Director Tate Taylor’s adaptation of Paula Hawkins’ best-selling novel The Girl on the Train finished atop the weekend box office with a $24.6 million debut, despite relatively poor reviews from professional critics and general audiences. The tense drama starring Emily Blunt cut short the one-week reign of Miss Peregrine’s Home for Peculiar Children at the top of the domestic box-office rankings and bumped Tim Burton’s fantasy film down to second place.
The scenario was flipped for Nate Parker’s slave-rebellion drama The Birth of a Nation, which earned a mere $7.1 million — well below expectations for the festival darling — despite earning overwhelmingly positive reviews from critics and general audiences.

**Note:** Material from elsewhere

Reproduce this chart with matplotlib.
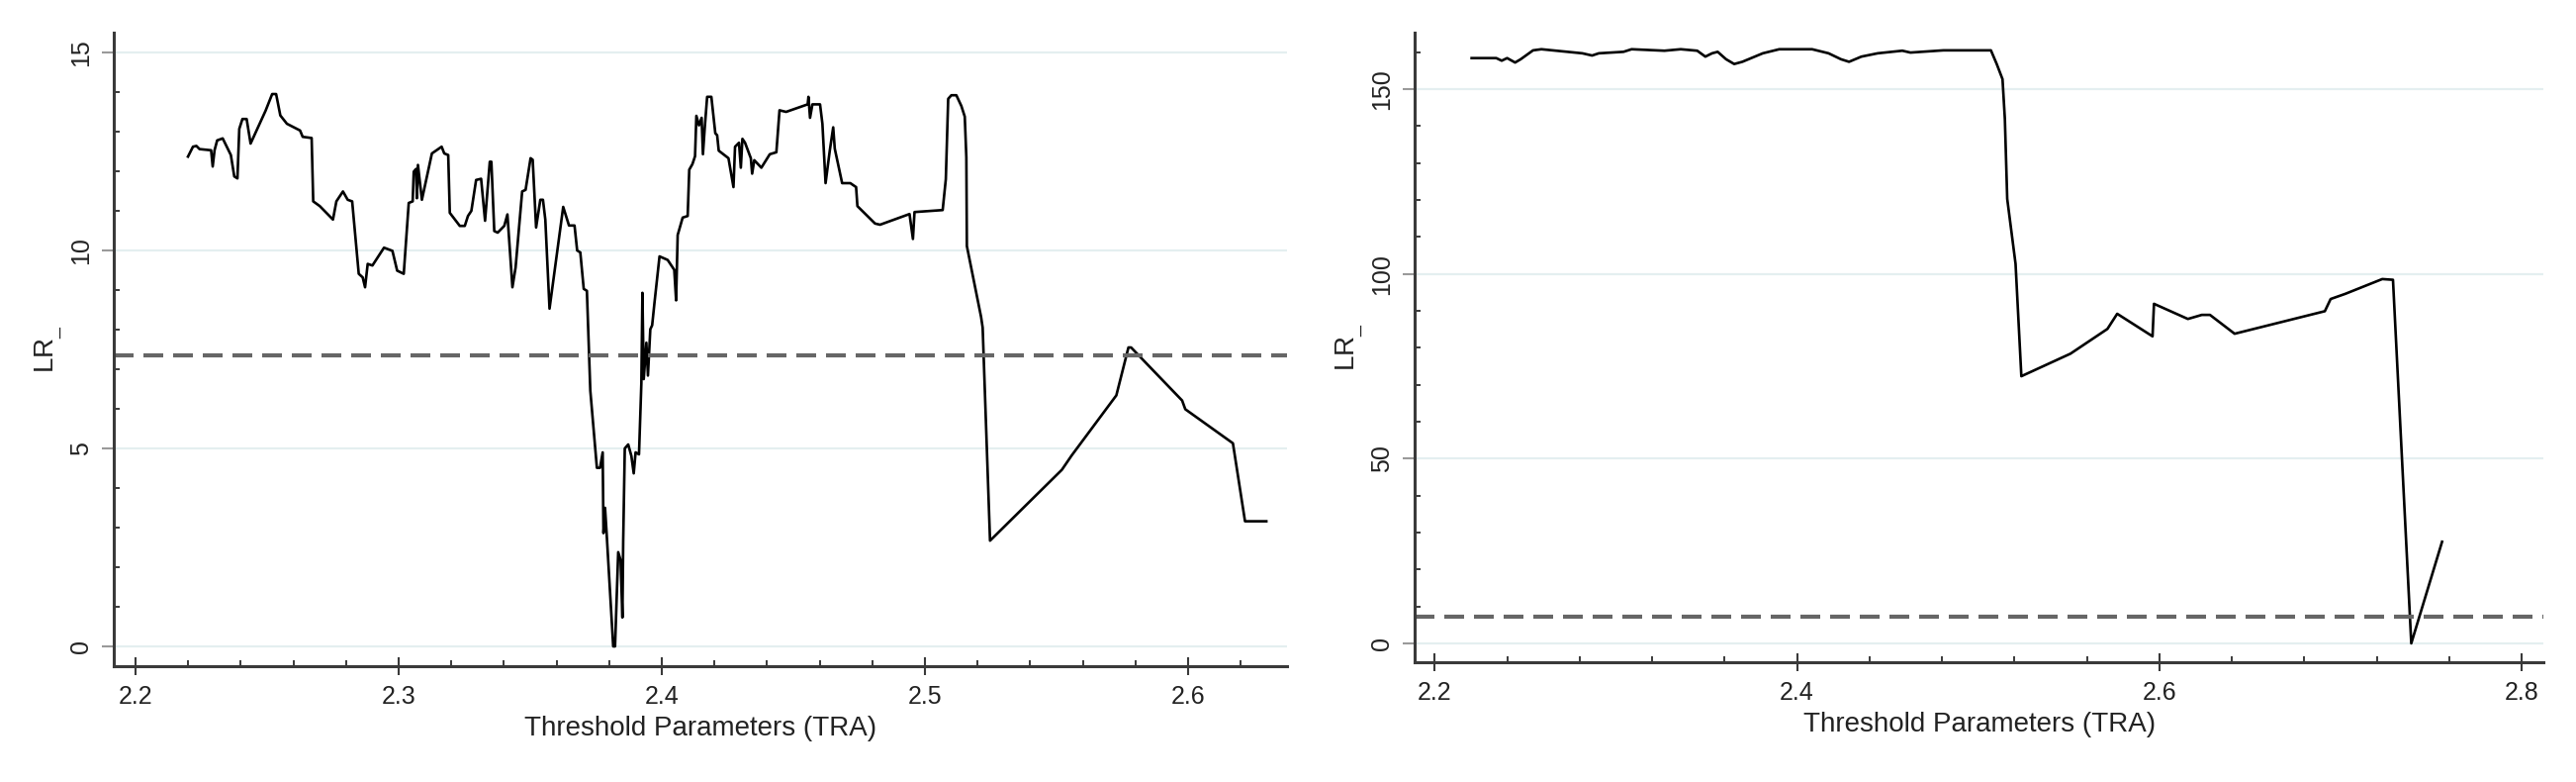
import matplotlib
matplotlib.use("Agg")
import matplotlib.pyplot as plt
from matplotlib.ticker import MultipleLocator, FormatStrFormatter

plt.rcParams["font.family"] = ["Liberation Sans", "DejaVu Sans"]
plt.rcParams["mathtext.fontset"] = "custom"
plt.rcParams["mathtext.rm"] = "Liberation Sans"
plt.rcParams["mathtext.it"] = "Liberation Sans:italic"

# ------------------------------------------------
# Data
# ------------------------------------------------
tra_left = [
    2.2199, 2.2218, 2.2231, 2.2243, 2.2287, 2.2293, 2.2300, 2.2310, 2.2331, 2.2362,
    2.2375, 2.2387, 2.2394, 2.2406, 2.2422, 2.2437, 2.2494, 2.2519, 2.2534, 2.2550,
    2.2575, 2.2625, 2.2635, 2.2669, 2.2675, 2.2700, 2.2750, 2.2763, 2.2788, 2.2806,
    2.2823, 2.2848, 2.2863, 2.2872, 2.2882, 2.2900, 2.2944, 2.2976, 2.2994, 2.3019,
    2.3038, 2.3053, 2.3057, 2.3066, 2.3069, 2.3073, 2.3088, 2.3126, 2.3163, 2.3173,
    2.3188, 2.3194, 2.3232, 2.3251, 2.3263, 2.3276, 2.3294, 2.3313, 2.3328, 2.3346,
    2.3352, 2.3363, 2.3376, 2.3401, 2.3413, 2.3432, 2.3444, 2.3469, 2.3482, 2.3501,
    2.3509, 2.3522, 2.3538, 2.3548, 2.3557, 2.3573, 2.3625, 2.3647, 2.3668, 2.3678,
    2.3690, 2.3703, 2.3715, 2.3728, 2.3753, 2.3765, 2.3775, 2.3778, 2.3784, 2.3790,
    2.3815, 2.3822, 2.3834, 2.3843, 2.3850, 2.3853, 2.3859, 2.3872, 2.3884, 2.3893,
    2.3900, 2.3913, 2.3922, 2.3926, 2.3931, 2.3941, 2.3947, 2.3956, 2.3963, 2.3972,
    2.3991, 2.4022, 2.4047, 2.4054, 2.4060, 2.4079, 2.4098, 2.4104, 2.4116, 2.4126,
    2.4131, 2.4141, 2.4151, 2.4156, 2.4163, 2.4172, 2.4188, 2.4203, 2.4210, 2.4216,
    2.4253, 2.4272, 2.4278, 2.4293, 2.4300, 2.4306, 2.4316, 2.4338, 2.4343, 2.4351,
    2.4378, 2.4410, 2.4435, 2.4447, 2.4472, 2.4554, 2.4557, 2.4563, 2.4572, 2.4601,
    2.4610, 2.4622, 2.4638, 2.4651, 2.4657, 2.4685, 2.4716, 2.4738, 2.4743, 2.4810,
    2.4829, 2.4941, 2.4954, 2.4960, 2.5067, 2.5079, 2.5088, 2.5100, 2.5119, 2.5138,
    2.5151, 2.5157, 2.5159, 2.5213, 2.5219, 2.5247, 2.5520, 2.5557, 2.5727, 2.5773,
    2.5783, 2.5977, 2.5989, 2.6170, 2.6216, 2.6297,
]
lr_left = [
    12.37, 12.62, 12.64, 12.56, 12.53, 12.12, 12.53, 12.78, 12.83, 12.41,
    11.87, 11.82, 13.07, 13.32, 13.32, 12.70, 13.53, 13.95, 13.95, 13.41,
    13.20, 13.03, 12.87, 12.84, 11.24, 11.12, 10.78, 11.24, 11.49, 11.28,
    11.24, 9.41, 9.32, 9.07, 9.66, 9.62, 10.07, 9.99, 9.49, 9.41,
    11.20, 11.24, 11.99, 12.06, 11.32, 12.16, 11.28, 12.45, 12.62, 12.45,
    12.41, 10.95, 10.62, 10.62, 10.87, 11.00, 11.78, 11.81, 10.75, 12.24,
    12.24, 10.49, 10.45, 10.62, 10.91, 9.07, 9.57, 11.49, 11.53, 12.33,
    12.29, 10.58, 11.28, 11.28, 10.78, 8.53, 11.10, 10.63, 10.63, 10.00,
    9.95, 9.03, 8.98, 6.46, 4.51, 4.51, 4.90, 2.86, 3.50, 2.86,
    0.00, 0.00, 2.38, 2.18, 0.73, 2.67, 5.00, 5.10, 4.81, 4.37,
    4.90, 4.85, 6.65, 8.93, 6.75, 7.67, 6.84, 8.01, 8.11, 8.69,
    9.85, 9.76, 9.51, 8.74, 10.39, 10.83, 10.87, 12.04, 12.18, 12.38,
    13.40, 13.16, 13.35, 12.43, 13.11, 13.88, 13.88, 12.96, 12.91, 12.52,
    12.33, 11.60, 12.62, 12.72, 12.09, 12.82, 12.72, 12.33, 11.94, 12.28,
    12.09, 12.43, 12.48, 13.54, 13.50, 13.69, 13.88, 13.35, 13.69, 13.69,
    13.20, 11.70, 12.52, 13.11, 12.57, 11.70, 11.70, 11.60, 11.12, 10.68,
    10.65, 10.92, 10.29, 10.97, 11.02, 11.80, 13.83, 13.92, 13.92, 13.65,
    13.38, 12.35, 10.11, 8.32, 8.05, 2.67, 4.46, 4.82, 6.34, 7.55,
    7.55, 6.21, 5.99, 5.13, 3.16, 3.16,
]

tra_right = [
    2.2204, 2.2340, 2.2370, 2.2400, 2.2444, 2.2475, 2.2543, 2.2589, 2.2815, 2.2869,
    2.2906, 2.3042, 2.3087, 2.3268, 2.3358, 2.3449, 2.3494, 2.3531, 2.3562, 2.3608,
    2.3653, 2.3698, 2.3811, 2.3902, 2.4083, 2.4174, 2.4242, 2.4287, 2.4355, 2.4445,
    2.4581, 2.4626, 2.4808, 2.5070, 2.5102, 2.5134, 2.5147, 2.5160, 2.5206, 2.5238,
    2.5509, 2.5713, 2.5767, 2.5962, 2.5970, 2.6157, 2.6234, 2.6279, 2.6415, 2.6913,
    2.6945, 2.7026, 2.7230, 2.7289, 2.7390, 2.7560,
]
lr_right = [
    158.4, 158.4, 157.7, 158.4, 157.2, 158.1, 160.5, 160.8, 159.7, 159.1,
    159.7, 160.1, 160.8, 160.4, 160.8, 160.4, 158.8, 159.7, 160.1, 158.1,
    156.8, 157.4, 159.7, 160.8, 160.8, 159.7, 158.1, 157.4, 158.8, 159.7,
    160.4, 159.9, 160.5, 160.5, 156.8, 152.7, 141.9, 120.3, 102.7, 72.3,
    78.4, 85.1, 89.2, 83.1, 91.9, 87.8, 88.9, 88.9, 83.8, 89.9,
    93.2, 94.6, 98.6, 98.4, 0.0, 27.5,
]

crit_value = 7.35

x_label = "Threshold Parameters (TRA)"
y_label = r"LR$_{\_}$"

SPINE = "#3a3a3a"
GRID = "#e4eff0"


# ------------------------------------------------
# Stata-like axis styling
# ------------------------------------------------
def style_axis(ax, xlim, ylim, xmajor, xminor, ymajor, yminor):
    ax.set_xlim(*xlim)
    ax.set_ylim(*ylim)
    ax.xaxis.set_major_locator(MultipleLocator(xmajor))
    ax.xaxis.set_minor_locator(MultipleLocator(xminor))
    ax.yaxis.set_major_locator(MultipleLocator(ymajor))
    ax.yaxis.set_minor_locator(MultipleLocator(yminor))
    ax.xaxis.set_major_formatter(FormatStrFormatter("%.1f"))
    ax.yaxis.set_major_formatter(FormatStrFormatter("%d"))

    for side in ["top", "right"]:
        ax.spines[side].set_visible(False)
    for side in ["left", "bottom"]:
        ax.spines[side].set_color(SPINE)
        ax.spines[side].set_linewidth(2.2)

    ax.tick_params(axis="x", which="major", direction="inout", length=13, width=1.5,
                   color=SPINE, labelsize=18, labelcolor="#222222", pad=7)
    ax.tick_params(axis="y", which="major", direction="out", length=9, width=1.5,
                   color="#9a9a9a", labelsize=18, labelcolor="#222222", pad=6,
                   labelrotation=90)
    ax.tick_params(which="minor", direction="in", length=4.5, width=1.4, color=SPINE)
    for lbl in ax.get_yticklabels():
        lbl.set_va("center")

    ax.yaxis.grid(True, which="major", color=GRID, linewidth=1.6)
    ax.set_axisbelow(True)
    ax.set_xlabel(x_label, fontsize=20, color="#222222", labelpad=5)
    ax.set_ylabel(y_label, fontsize=20, color="#222222", labelpad=4)


fig = plt.figure(figsize=(26.04, 7.90), dpi=100)
ax1 = fig.add_axes([0.04416, 0.1481, 0.4555, 0.8101])
ax2 = fig.add_axes([0.5492, 0.1532, 0.4382, 0.8051])

ax1.plot(tra_left, lr_left, color="black", linewidth=1.9)
ax1.axhline(crit_value, color="#666666", linewidth=3, dashes=(4.8, 2.4))
style_axis(ax1, (2.1917, 2.6376), (-0.5, 15.5), 0.1, 0.02, 5, 1)

ax2.plot(tra_right, lr_right, color="black", linewidth=1.9)
ax2.axhline(crit_value, color="#666666", linewidth=3, dashes=(4.8, 2.4))
style_axis(ax2, (2.189, 2.812), (-5.1, 165.3), 0.2, 0.04, 50, 10)

fig.savefig("out.png", dpi=100)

# | Title | Weekend | U.S. Total | Worldwide Total |
1. | The Girl on the Train | $24.6M | $24.6M | $41.1M |
2. | Miss Peregrine’s Home for Peculiar Children | $15M | $51M | $145M |
3. | Deepwater Horizon | $11.7M | $38.5M | $66.3M |
4. | The Magnificent Seven | $9.1M | $75.9M | $134.6M |
5. | Storks | $8.4M | $50.1M | $106.1M |
6. | The Birth of a Nation | $7.1M | $7.1M | $7.1M |
7. | Middle School: The Worst Years of My Life | $6.9M | $6.9M | $6.9M |
8. | Sully | $5.2M | $113.4M | $167.1M |
9. | Masterminds | $4.1M | $12.7M | $12.7M |
10. | Queen of Katwe | $1.6M | $5.3M | $5.3M |
The weekend also featured a landmark moment for Finding Dory, Pixar’s wildly successful, animated sequel to Finding Nemo, which crossed the $1 billion mark worldwide. The film is just the second Pixar project to pass that mark (after 2010’s Toy Story 3), and the third Disney release to earn at least $1 billion worldwide this year alone (after Captain America: Civil War and Zootopia). Finding Dory now ranks as the highest-grossing animated film of all time domestically with $484 million in U.S. theaters as of October 9, and the fifth highest-grossing animated film of all time worldwide.
The upcoming week isn’t expected to be a big one at the box office, with Ben Affleck’s thriller The Accountant the favorite to win the weekend, and the big-screen adaptation of the Max Steel toy franchise also hitting theaters.